The problem with the BDM is that it does not reflect any actual job creation data. It is a “model,” not an actual survey or census of jobs. It is derived from a long-run historical average for new business creation (and, thus, jobs), which includes economic growth periods when creation is higher than in recessions, when creation may in fact be negative for many months. It does not pick up actual business “deaths” and therefore, job destruction. It is based on data that is lagged at least a full year. It results in a gross overestimation of net new jobs created, and particularly in the spring when seasonality adjustments are factored into the raw data.
What it all means is we can expect a retrenchment on job creation this coming summer once again. Nearly all economic indicators are pointing to a slowdown in the US economy. Housing is in a double dip, with record level collapses in prices, housing starts, sales, and just about everything else.

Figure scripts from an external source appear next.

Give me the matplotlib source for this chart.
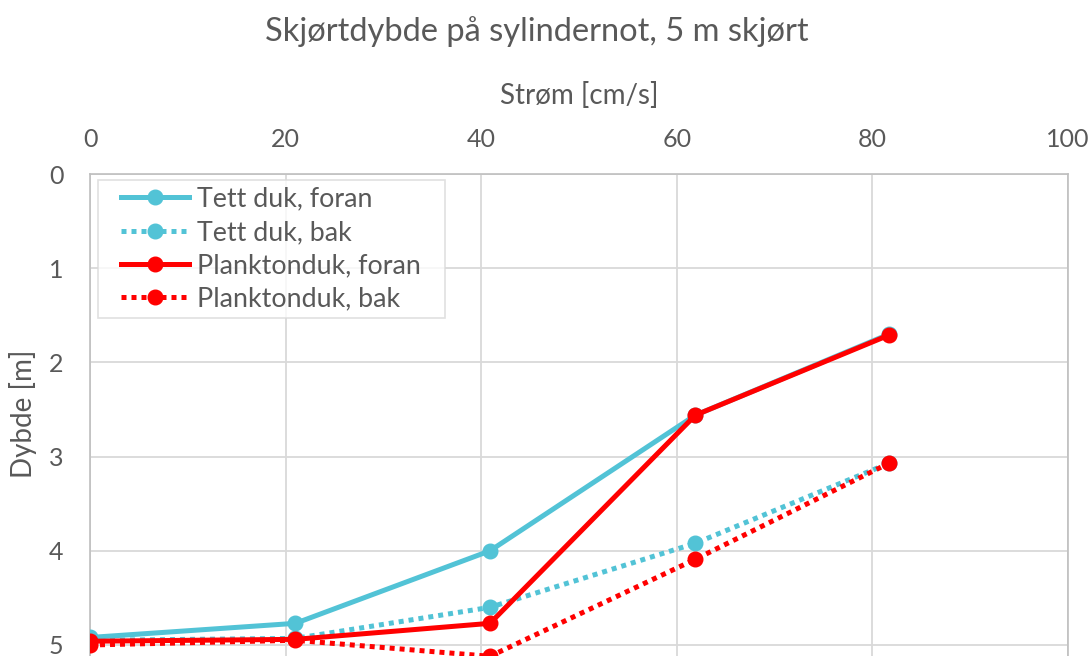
import matplotlib
matplotlib.use("Agg")
import matplotlib.pyplot as plt
from matplotlib.legend_handler import HandlerLine2D

# ---- data ----
stroem = [0, 21, 40.9, 61.9, 81.7]
tett_foran = [4.92, 4.77, 4.00, 2.56, 1.70]
tett_bak = [4.95, 4.93, 4.60, 3.92, 3.07]
plankton_foran = [4.96, 4.94, 4.77, 2.56, 1.71]
plankton_bak = [5.00, 4.95, 5.12, 4.09, 3.07]
series_names = ["Tett duk, foran", "Tett duk, bak", "Planktonduk, foran", "Planktonduk, bak"]
x_ticks = [0, 20, 40, 60, 80, 100]
y_ticks = [0, 1, 2, 3, 4, 5]

title = "Skjørtdybde på sylindernot, 5 m skjørt"
xlabel = "Strøm [cm/s]"
ylabel = "Dybde [m]"

# ---- style ----
BLUE = "#52C3D6"
RED = "#FF0000"
TXT = "#595959"
plt.rcParams["font.family"] = ["Lato", "DejaVu Sans"]

W, H = 1091, 656
fig = plt.figure(figsize=(W / 100, H / 100), dpi=100)

x0_px, x1_px = 90, 1068
y0_px = 174
px_per_unit = 94.2
ymax = 6
ybot_px = y0_px + ymax * px_per_unit
ax = fig.add_axes([x0_px / W, 1 - ybot_px / H, (x1_px - x0_px) / W, (ybot_px - y0_px) / H])

lw = 3.6
ms = 10.5
ax.plot(stroem, tett_foran, color=BLUE, lw=lw, marker="o", ms=ms, label=series_names[0], zorder=3)
ax.plot(stroem, tett_bak, color=BLUE, lw=lw, ls=(0, (1, 1)), marker="o", ms=ms,
        label=series_names[1], zorder=3, dash_capstyle="butt")
ax.plot(stroem, plankton_foran, color=RED, lw=lw, marker="o", ms=ms, label=series_names[2], zorder=3)
ax.plot(stroem, plankton_bak, color=RED, lw=lw, ls=(0, (1, 1)), marker="o", ms=ms,
        label=series_names[3], zorder=3, dash_capstyle="butt")

ax.set_xlim(0, 100)
ax.set_ylim(ymax, 0)
ax.set_xticks(x_ticks)
ax.set_yticks(y_ticks)
ax.xaxis.tick_top()
ax.xaxis.set_label_position("top")
ax.tick_params(axis="both", length=0, labelsize=18, labelcolor=TXT)
ax.tick_params(axis="x", pad=16.5)
ax.tick_params(axis="y", pad=19)
ax.grid(True, color="#D9D9D9", lw=1.3, zorder=0)
ax.set_axisbelow(True)
for s in ax.spines.values():
    s.set_color("#BFBFBF")
    s.set_linewidth(1.2)

ax.set_xlabel(xlabel, fontsize=20, color=TXT)
ax.xaxis.set_label_coords(0.5, 1 + (y0_px - 95) / (ybot_px - y0_px))
ax.xaxis.label.set_va("center")
ax.set_ylabel(ylabel, fontsize=20, color=TXT)
ax.yaxis.set_label_coords(-(x0_px - 23) / (x1_px - x0_px), 1 - (414 - y0_px) / (ybot_px - y0_px))
ax.yaxis.label.set_va("center")

fig.text(537 / W, 1 - 32 / H, title, ha="center", va="center", fontsize=23.5, color=TXT)

fs_leg = 19.3
fs_px = fs_leg * 100 / 72
hm = {l: HandlerLine2D(xpad=16 / fs_px) for l in ax.get_lines()}
axw = x1_px - x0_px
axh = ybot_px - y0_px
leg_l, leg_r, leg_t = 98, 445, 180
leg = ax.legend(loc="upper left",
                bbox_to_anchor=((leg_l - x0_px) / axw, 1 - (leg_t - y0_px) / axh, (leg_r - leg_l) / axw, 0),
                mode="expand",
                fontsize=fs_leg, frameon=True, fancybox=False, edgecolor="#D9D9D9",
                handlelength=84 / fs_px, handletextpad=8 / fs_px, borderaxespad=0,
                labelspacing=0.31, borderpad=0.25, labelcolor=TXT, handler_map=hm)
leg.get_frame().set_linewidth(1.2)

fig.savefig("out.png", dpi=100)
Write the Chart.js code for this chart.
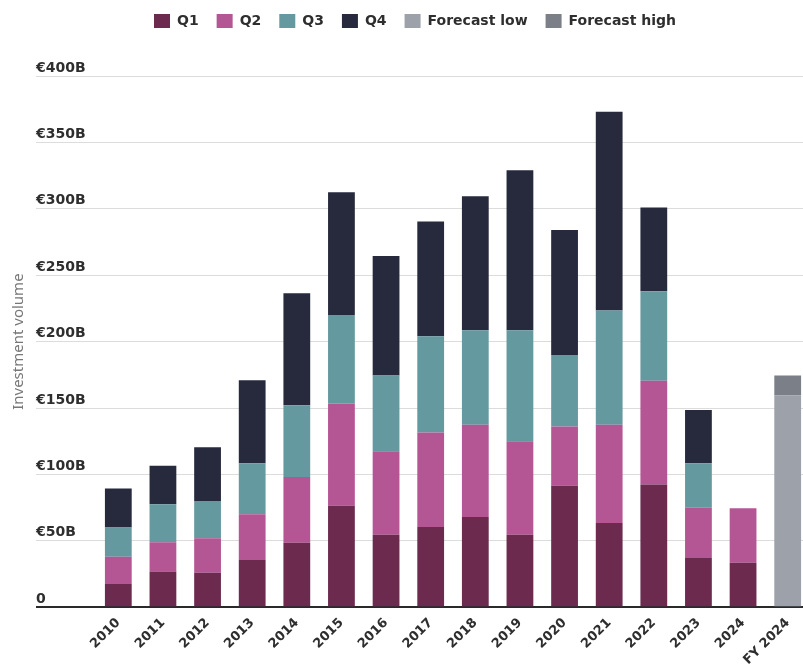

Manufacturing has begun to level off as the global economy slows in turn, with Japan and UK and the Euro periphery in or entering new recessions, and China, Brazil and India taking action to slow their economies. Services growth in the US is also slowing, as the US consumer is hammered by increases in gas and food prices, as well as by continuing double-digit cost increases in health care, education and local taxes. State and local governments are on schedule to lay off at least 400,000 in the coming fiscal year, having sacked 300,000 last year. And the federal government, where jobs have been flat, will lay off hundreds of thousands more if current directions in budget cutting are any indicator.
So, don’t get too excited about US government jobs reports in the second quarter. And hold onto your hat. The jobs crisis is far from over.